On Sat, Dec 24, 2011 at 7:43 PM, Roger Frank <rfrank@rfrank.net> wrote:
By the way, if anyone ever wants to understand the analysis code, it starts in HTML, which onclicks to JavaScript, which ajaxs to PHP, which popens to Python, which is my language of choice where RE's are involved. That made it easy to reverse-engineer and bake-in the RE's that you probably used. (Don K, stop frowning!)
It sounds legit to me. But as in the past the bird has expressed
disdain for regexes for his own use, so it's probably more string- search-and-replace. Whatever he's comfortable with. In the Twister program I use for preparing new projects, I have a display with the text and page synchronized, and a set of external files with lists of regexes - columns are search pattern, replacement pattern, flag-set, and descriptive text.
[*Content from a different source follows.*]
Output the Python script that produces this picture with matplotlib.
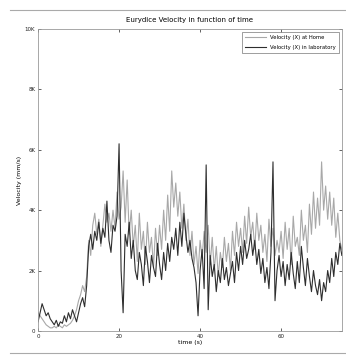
import numpy as np
import matplotlib
matplotlib.use('Agg')
import matplotlib.pyplot as plt
from matplotlib.lines import Line2D
from matplotlib.ticker import FuncFormatter

# sampling step of both series (s)
dt = 0.5

# velocity in thousands of mm/s, one value every dt seconds
home = [0.6, 0.5, 0.4, 0.3, 0.2, 0.15, 0.1, 0.1, 0.15, 0.1, 0.2, 0.15, 0.1,
        0.2, 0.15, 0.2, 0.25, 0.35, 0.5, 0.7, 1.0, 1.2, 1.5, 1.3, 1.8,
        3.0, 2.5, 3.5, 3.9, 3.2, 3.7, 2.8, 3.5, 4.2, 3.6, 3.9, 3.3, 4.0, 3.4, 4.6,
        3.7, 4.1, 5.3, 3.6, 5.0, 3.2, 4.0, 2.8, 3.5, 2.3, 3.9, 2.7, 3.3, 2.2,
        3.6, 2.6, 3.1, 2.1, 3.4, 2.5,
        3.5, 2.7, 4.0, 3.0, 4.5, 3.3, 5.3, 4.1, 4.9, 3.8, 4.6, 3.4, 4.2, 3.0,
        3.7, 2.5, 3.3, 2.2, 2.8, 1.9,
        3.0, 2.4, 3.3, 2.6, 3.5, 2.2, 3.1, 2.0, 2.8, 1.8, 2.6, 2.1, 3.1, 2.3,
        2.9, 2.0, 3.3, 2.5, 3.6, 2.8,
        3.4, 2.6, 3.8, 2.9, 4.1, 3.1, 3.6, 2.7, 3.9, 3.0, 3.5, 2.6, 3.2, 2.3,
        3.7, 2.8, 3.4, 2.5, 3.0, 2.6,
        3.3, 2.4, 3.6, 2.7, 3.4, 2.2, 3.8, 2.8, 3.1, 2.5, 4.0, 3.0, 3.5, 2.6,
        4.2, 3.2, 4.6, 3.4, 4.4, 3.5,
        5.6, 4.0, 4.8, 3.7, 4.6, 3.5, 4.4, 3.1, 3.9, 3.0, 2.7]

lab = [0.3, 0.6, 0.9, 0.7, 0.5, 0.6, 0.4, 0.3, 0.2, 0.35, 0.15, 0.3, 0.25,
       0.5, 0.3, 0.6, 0.4, 0.7, 0.5, 0.3, 0.6, 0.9, 1.1, 0.8, 1.5,
       2.8, 3.2, 2.7, 3.3, 3.0, 3.6, 2.9, 3.4, 3.1, 4.3, 3.0, 2.6, 3.5, 3.3, 3.8,
       6.2, 2.0, 0.6, 3.2, 2.8, 3.6, 2.4, 3.0, 2.0, 1.7, 2.6, 2.2, 1.5, 2.8,
       2.3, 1.6, 2.5, 2.1, 1.8, 2.9,
       2.2, 1.7, 2.6, 2.0, 2.9, 2.3, 3.1, 2.7, 3.4, 2.5, 3.6, 2.8, 3.9, 3.2,
       2.6, 3.0, 2.4, 2.1, 1.6, 0.5,
       2.0, 2.7, 1.4, 5.5, 0.7, 2.5, 1.8, 2.2, 1.3, 2.0, 1.6, 2.4, 1.7, 2.1,
       1.5, 1.9, 2.3, 1.6, 2.6, 2.0,
       2.8, 2.2, 3.0, 2.4, 2.7, 3.2, 2.5, 3.0, 2.2, 2.7, 1.9, 2.4, 1.6, 2.1,
       1.4, 2.6, 5.6, 1.0, 2.0, 2.5,
       1.8, 2.3, 1.5, 2.2, 1.7, 2.6, 1.9, 1.4, 2.3, 1.6, 2.8, 2.1, 1.5, 2.4,
       1.8, 1.3, 2.0, 1.5, 1.2, 1.7,
       1.0, 1.6, 1.3, 2.0, 1.6, 2.4, 1.8, 2.6, 2.2, 2.9, 2.5]

x_ticks = [0, 20, 40, 60]
y_ticks = [0, 2000, 4000, 6000, 8000, 10000]

t = np.arange(len(home)) * dt

fig = plt.figure(figsize=(3.46, 3.55), dpi=100)
ax = fig.add_axes([0.110, 0.068, 0.878, 0.850])

ax.plot(t, np.array(home) * 1000, color='#a8a8a8', lw=0.8,
        label='Velocity (X) at Home')
ax.plot(t, np.array(lab) * 1000, color='#2e2e2e', lw=0.8,
        label='Velocity (X) in laboratory')

ax.set_xlim(0, 75)
ax.set_ylim(0, 10000)
ax.set_xticks(x_ticks)
ax.set_yticks(y_ticks)
ax.yaxis.set_major_formatter(FuncFormatter(
    lambda v, p: '0' if v == 0 else '%dK' % (v / 1000)))
ax.tick_params(direction='in', length=2, width=0.5, labelsize=4,
               top=True, right=True, colors='#222222', pad=2)
for s in ax.spines.values():
    s.set_color('#999999')
    s.set_linewidth(0.6)

ax.set_title('Eurydice Velocity in function of time', fontsize=5, pad=5)
ax.set_xlabel('time (s)', fontsize=4.5, labelpad=1)
ax.set_ylabel('Velocity (mm/s)', fontsize=4.5, labelpad=2)

leg = ax.legend(loc='upper right', fontsize=3.8, frameon=True, fancybox=False,
                handlelength=4, borderpad=0.6, labelspacing=0.9)
leg.get_frame().set_edgecolor('#555555')
leg.get_frame().set_linewidth(0.5)

# thin rules above and below the figure
fig.add_artist(Line2D([0.03, 1.0], [0.972, 0.972], color='#aaaaaa', lw=0.8))
fig.add_artist(Line2D([0.03, 1.0], [0.007, 0.007], color='#aaaaaa', lw=0.8))

fig.savefig('out.png', dpi=100)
I run one pass to get counts for all of them, and then work through what is found. Some are safe for global replacement ('ist" is almost always 1st unless it's quoting German, "nth" is "11th" unless there is math, etc. I figure if it improves the text 90% of the time to execute the default replacement it's probably worth doing. I think I can correct over half the initial errors before the first proofer sees it, but not much better than that. Double-quotes are an interesting case. The editor WordPress interestingly automatically converts them to curly-quotes without even asking, and with great accuracy. It even does a great job on single-quotes. I need to look at the algorithms when I get some time. Here's one I'll solicit community improvement suggestions for. It's the regex I use to find problematic quotes. It does a pretty reliable job finding errors, and the logic to repair them is also reliable. But its ability to detect paragraph and other boundaries, and leading continuing quotes, could be better. /([^\s\(-]?)"(\s*)([^\\]*?(\\.[^\\]*)*)(\s*)("|^\r)([^\s\)\.\,\?;:-]?)/gim This is in (my one experiment with) Actionscript, which is a pretty strict superset of javascript, including regex functionality.